Invoicing Rules for Online Sellers

A common query concerns the party responsible for GST payment: the seller or the e-commerce platform. The responsibility lies with the seller, as the e-commerce operator functions merely as a commission agent facilitating transactions between the buyer and the seller. Since the seller directly supplies goods to the customer, they are accountable for remitting GST. Consequently, sellers are required to issue a GST-compliant invoice to the buyer, detailing their GSTIN, address, product specifics, quantity, applicable tax rates, and the total tax amount due. Major platforms such as Amazon and Flipkart offer integrated invoicing tools, allowing sellers to easily generate and print invoices for inclusion with customer deliveries.
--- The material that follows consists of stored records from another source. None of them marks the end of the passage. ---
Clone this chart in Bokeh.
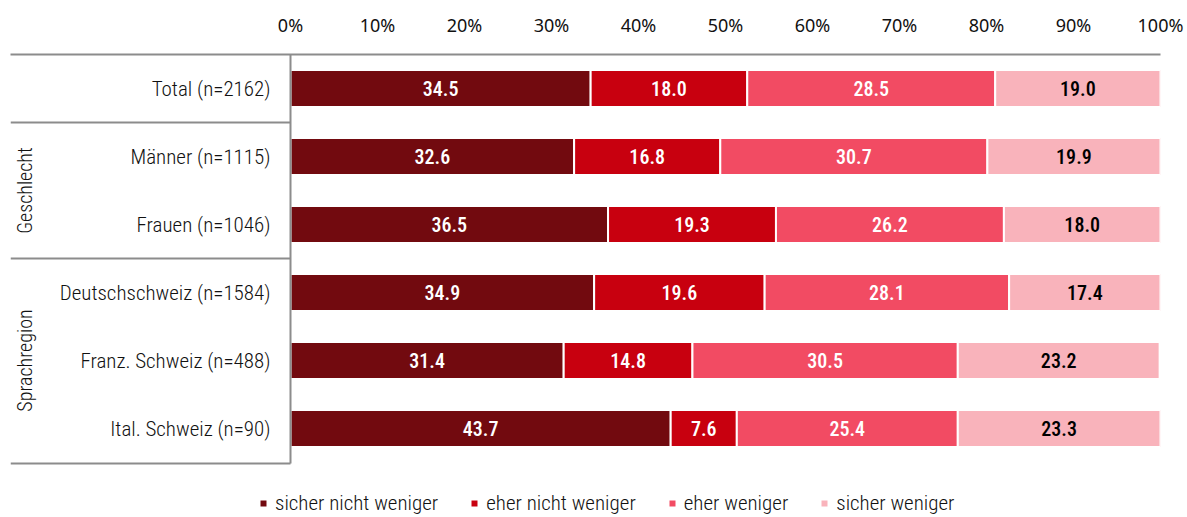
import numpy as np
from bokeh.plotting import figure
from bokeh.models import ColumnDataSource, Range1d, FixedTicker, Legend, LegendItem
from bokeh.core.properties import value
from bokeh.embed import file_html
from bokeh.resources import INLINE

categories = ["Total (n=2162)", "Männer (n=1115)", "Frauen (n=1046)",
              "Deutschschweiz (n=1584)", "Franz. Schweiz (n=488)", "Ital. Schweiz (n=90)"]
series_names = ["sicher nicht weniger", "eher nicht weniger", "eher weniger", "sicher weniger"]
sicher_nicht = [34.5, 32.6, 36.5, 34.9, 31.4, 43.7]
eher_nicht = [18.0, 16.8, 19.3, 19.6, 14.8, 7.6]
eher_weniger = [28.5, 30.7, 26.2, 28.1, 30.5, 25.4]
sicher_weniger = [19.0, 19.9, 18.0, 17.4, 23.2, 23.3]
groups = ["Geschlecht", "Sprachregion"]
tick_values = [0, 10, 20, 30, 40, 50, 60, 70, 80, 90, 100]
tick_labels = [f"{t}%" for t in tick_values]

colors = ["#720A0F", "#C8000F", "#F24B63", "#F9B3BB"]
label_colors = ["white", "white", "white", "black"]

FONT_MED = "Roboto Condensed Medium, Roboto Condensed"
FONT_LIGHT = "Roboto Condensed Light, Roboto Condensed"

ypos = list(range(len(categories)))
keys = ["s0", "s1", "s2", "s3"]
data = dict(y=ypos, s0=sicher_nicht, s1=eher_nicht, s2=eher_weniger, s3=sicher_weniger)
source = ColumnDataSource(data)

x_start = -280 / 8.7
y_bottom = 5.515
H = 517
TOP = 54
frame_h = H - TOP
p = figure(width=1185, height=H, output_backend="svg", toolbar_location=None,
           x_range=Range1d(x_start, 100), y_range=Range1d(-0.5 + frame_h / 68.0, -0.5),
           x_axis_location="above", y_axis_location=None,
           min_border_left=10, min_border_right=25, min_border_top=TOP, min_border_bottom=0)
p.outline_line_color = None
p.grid.visible = False

rs = p.hbar_stack(keys, y="y", height=0.545, color=colors, line_color="white",
                  line_width=2, source=source)

# value labels
vals = [sicher_nicht, eher_nicht, eher_weniger, sicher_weniger]
cum = np.zeros(len(categories))
for i, v in enumerate(vals):
    v = np.array(v)
    mid = cum + v / 2
    cum = cum + v
    p.text(x=mid, y=ypos, text=[f"{a:.1f}" for a in v], text_align="center",
           text_baseline="middle", text_color=label_colors[i],
           text_font=value(FONT_MED), text_font_size="20px")

# category labels
p.text(x=[-2.3] * len(categories), y=ypos, text=categories, text_align="right",
       text_baseline="middle", text_font=value(FONT_LIGHT), text_font_size="21px",
       text_color="#111111")

# group labels
p.text(x=[-30.5, -30.5], y=[1.5, 4.0], text=groups, angle=np.pi / 2,
       text_align="center", text_baseline="middle", text_font=value(FONT_LIGHT),
       text_font_size="20px", text_color="#111111")

# separators
p.segment(x0=[x_start, x_start, x_start, 0], y0=[0.5, 2.5, y_bottom, -0.5],
          x1=[0, 0, 0, 0], y1=[0.5, 2.5, y_bottom, y_bottom],
          line_color="#8C8C8C", line_width=2)

ax = p.xaxis[0]
ax.ticker = FixedTicker(ticks=tick_values)
ax.major_label_overrides = {t: l for t, l in zip(tick_values, tick_labels)}
ax.major_tick_line_color = None
ax.minor_tick_line_color = None
ax.axis_line_color = "#8C8C8C"
ax.axis_line_width = 2
ax.major_label_standoff = 12
ax.major_label_text_font = "Noto Sans"
ax.major_label_text_font_size = "18px"
ax.major_label_text_color = "#111111"

legend = Legend(items=[LegendItem(label=n, renderers=[r]) for n, r in zip(series_names, rs)],
                orientation="horizontal", location=(246, 0),
                glyph_width=10, glyph_height=10, label_text_font=FONT_LIGHT,
                label_text_font_size="21px", label_text_color="#111111",
                border_line_alpha=0, background_fill_alpha=0, spacing=31,
                label_standoff=7, padding=2, margin=0)
p.add_layout(legend, "center")

open("out.html", "w").write(file_html(p, INLINE))
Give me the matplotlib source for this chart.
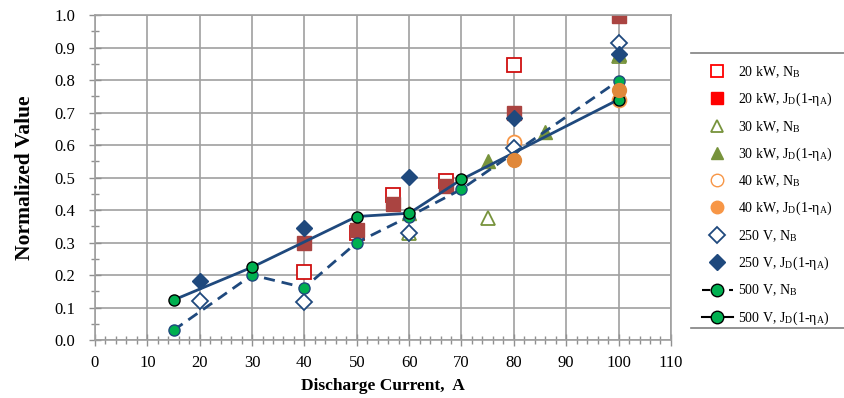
import matplotlib
matplotlib.use("Agg")
import matplotlib.pyplot as plt
from matplotlib.lines import Line2D
from matplotlib.ticker import MultipleLocator

plt.rcParams['font.family'] = ['Liberation Serif', 'DejaVu Serif']
plt.rcParams['mathtext.fontset'] = 'stix'

# data
kw20_nb_x = [40, 50, 57, 67, 80]
kw20_nb_y = [0.21, 0.33, 0.445, 0.49, 0.845]
kw20_jd_x = [40, 50, 57, 67, 80, 100]
kw20_jd_y = [0.30, 0.34, 0.42, 0.475, 0.70, 0.997]
kw30_nb_x = [60, 75, 100]
kw30_nb_y = [0.33, 0.375, 0.875]
kw30_jd_x = [60, 75, 86, 100]
kw30_jd_y = [0.39, 0.55, 0.64, 0.88]
kw40_nb_x = [80, 100]
kw40_nb_y = [0.61, 0.74]
kw40_jd_x = [80, 100]
kw40_jd_y = [0.555, 0.77]
v250_nb_x = [20, 40, 60, 80, 100]
v250_nb_y = [0.12, 0.118, 0.33, 0.59, 0.915]
v250_jd_x = [20, 40, 60, 80, 100]
v250_jd_y = [0.183, 0.345, 0.502, 0.683, 0.88]
v500_nb_x = [15, 30, 40, 50, 60, 70, 100]
v500_nb_y = [0.03, 0.20, 0.161, 0.30, 0.38, 0.464, 0.798]
v500_jd_x = [15, 30, 50, 60, 70, 100]
v500_jd_y = [0.123, 0.224, 0.38, 0.39, 0.494, 0.74]

NB = r'N$_\mathregular{B}$'
JD = r'J$_\mathregular{D}$(1-η$_\mathregular{A}$)'
labels = ['20 kW, ' + NB, '20 kW, ' + JD,
          '30 kW, ' + NB, '30 kW, ' + JD,
          '40 kW, ' + NB, '40 kW, ' + JD,
          '250 V, ' + NB, '250 V, ' + JD,
          '500 V, ' + NB, '500 V, ' + JD]

RED_OPEN = '#D01010'
RED_FILL = '#AA4441'
OLIVE = '#77933C'
ORANGE_OPEN = '#F79646'
ORANGE_FILL = '#E0883A'
NAVY = '#1F497D'
GREEN = '#00B050'

fig = plt.figure(figsize=(8.45, 3.98), dpi=100)
ax = fig.add_axes([0.1124, 0.1457, 0.6816, 0.8166])

ax.plot(v500_nb_x, v500_nb_y, ls=(0, (4, 2.5)), color=NAVY, lw=2, marker='o', ms=8,
        mfc=GREEN, mec=NAVY, mew=1, zorder=3)
ax.plot(v500_jd_x, v500_jd_y, ls='-', color=NAVY, lw=2, marker='o', ms=8,
        mfc=GREEN, mec='black', mew=1, zorder=3)
ax.plot(kw20_nb_x, kw20_nb_y, ls='none', marker='s', ms=10, mfc='white', mec=RED_OPEN, mew=1.3, zorder=2)
ax.plot(kw20_jd_x, kw20_jd_y, ls='none', marker='s', ms=10, mfc=RED_FILL, mec=RED_FILL, zorder=2)
ax.plot(kw30_nb_x, kw30_nb_y, ls='none', marker='^', ms=10, mfc='white', mec=OLIVE, mew=1.3, zorder=2)
ax.plot(kw30_jd_x, kw30_jd_y, ls='none', marker='^', ms=10, mfc=OLIVE, mec=OLIVE, zorder=2)
ax.plot(kw40_nb_x, kw40_nb_y, ls='none', marker='o', ms=10, mfc='white', mec=ORANGE_OPEN, mew=1.3, zorder=2)
ax.plot(kw40_jd_x, kw40_jd_y, ls='none', marker='o', ms=10, mfc=ORANGE_FILL, mec=ORANGE_FILL, zorder=4)
ax.plot(v250_nb_x, v250_nb_y, ls='none', marker='D', ms=8, mfc='white', mec=NAVY, mew=1.3, zorder=2)
ax.plot(v250_jd_x, v250_jd_y, ls='none', marker='D', ms=8, mfc=NAVY, mec=NAVY, zorder=2)

ax.set_xlim(0, 110)
ax.set_ylim(0, 1.0)
ax.xaxis.set_major_locator(MultipleLocator(10))
ax.xaxis.set_minor_locator(MultipleLocator(2))
ax.yaxis.set_major_locator(MultipleLocator(0.1))
ax.yaxis.set_minor_locator(MultipleLocator(0.05))
ax.yaxis.set_major_formatter(matplotlib.ticker.FormatStrFormatter('%.1f'))
ax.grid(True, which='major', color='#A0A0A0', lw=1.2)
ax.set_axisbelow(True)
for s in ax.spines.values():
    s.set_color('#A0A0A0')
    s.set_linewidth(1.2)
ax.tick_params(which='both', direction='inout', color='#909090', labelsize=12, width=1)
ax.tick_params(which='major', length=8)
ax.tick_params(which='minor', length=6)
ax.tick_params(axis='y', which='major', pad=10)
ax.tick_params(axis='x', which='major', pad=7)
ax.set_xlabel('Discharge Current,  A', fontsize=12.5, fontweight='bold', labelpad=5)
ax.set_ylabel('Normalized Value', fontsize=15.5, fontweight='bold', labelpad=14)

handles = [
    Line2D([], [], ls='none', marker='s', ms=9, mfc='white', mec='#FF0000', mew=1.3),
    Line2D([], [], ls='none', marker='s', ms=9, mfc='#FF0000', mec='#FF0000'),
    Line2D([], [], ls='none', marker='^', ms=9, mfc='white', mec=OLIVE, mew=1.3),
    Line2D([], [], ls='none', marker='^', ms=9, mfc=OLIVE, mec=OLIVE),
    Line2D([], [], ls='none', marker='o', ms=9, mfc='white', mec=ORANGE_OPEN, mew=1.0),
    Line2D([], [], ls='none', marker='o', ms=9, mfc=ORANGE_OPEN, mec=ORANGE_OPEN),
    Line2D([], [], ls='none', marker='D', ms=8, mfc='white', mec=NAVY, mew=1.3),
    Line2D([], [], ls='none', marker='D', ms=8, mfc=NAVY, mec=NAVY),
    Line2D([], [], ls=(0, (4, 2.5)), color='black', lw=1.5, marker='o', ms=9, mfc=GREEN, mec='black'),
    Line2D([], [], ls='-', color='black', lw=1.5, marker='o', ms=9, mfc=GREEN, mec='black'),
]
fig.legend(handles, labels, loc='upper left', bbox_to_anchor=(0.816, 0.87), frameon=False,
           fontsize=10, handlelength=2.2, labelspacing=0.78, handletextpad=0.4)
fig.add_artist(Line2D([0.818, 1.0], [1 - 53/398, 1 - 53/398], color='#808080', lw=1.2))
fig.add_artist(Line2D([0.818, 1.0], [1 - 328/398, 1 - 328/398], color='#808080', lw=1.2))

fig.savefig('out.png', dpi=100)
GST Return Filing for Online Sellers

GST return filing regulations apply uniformly to both online and offline sellers. Forms GSTR-1 and GSTR-3B must be submitted either monthly or quarterly, based on the taxpayer's chosen Quarterly Return Monthly Payment (QRMP) scheme preference. Key considerations include:

  • For those opting for quarterly returns, utilizing the Invoice Furnishing Facility (IFF) is mandatory.
  • GST returns are required to be filed starting from the month of registration, irrespective of whether any transactions occurred. Filing NIL returns is necessary to prevent penalties in the absence of sales.

Further Reading

Frequently Asked Questions

What is the primary difference in GST registration for online sellers compared to traditional businesses?
Unlike traditional businesses, online sellers do not qualify for the basic turnover exemption limit for GST registration, making it mandatory regardless of sales volume.
How does the "place of supply" concept affect online transactions under GST?
The place of supply determines whether an online transaction is considered intra-state (attracting CGST and SGST) or inter-state (attracting IGST), based on the consumption location.
Are e-commerce platforms responsible for paying GST on behalf of online sellers?
No, e-commerce platforms act as facilitators. The primary responsibility for collecting and remitting GST, as well as issuing proper invoices, rests with the online seller.
What happens if an online seller registered for GST has no sales in a particular month?
Even with no transactions, registered online sellers must file 'NIL' GST returns (GSTR-1 and GSTR-3B) from the month of their registration to avoid penalties.
What is TCS in the context of online sales and how does it benefit sellers?
TCS (Tax Collected at Source) is deducted by e-commerce operators at 1% of the net taxable value of supplies. This amount is reflected in the seller's electronic cash ledger and can be utilized as Input Tax Credit (ITC).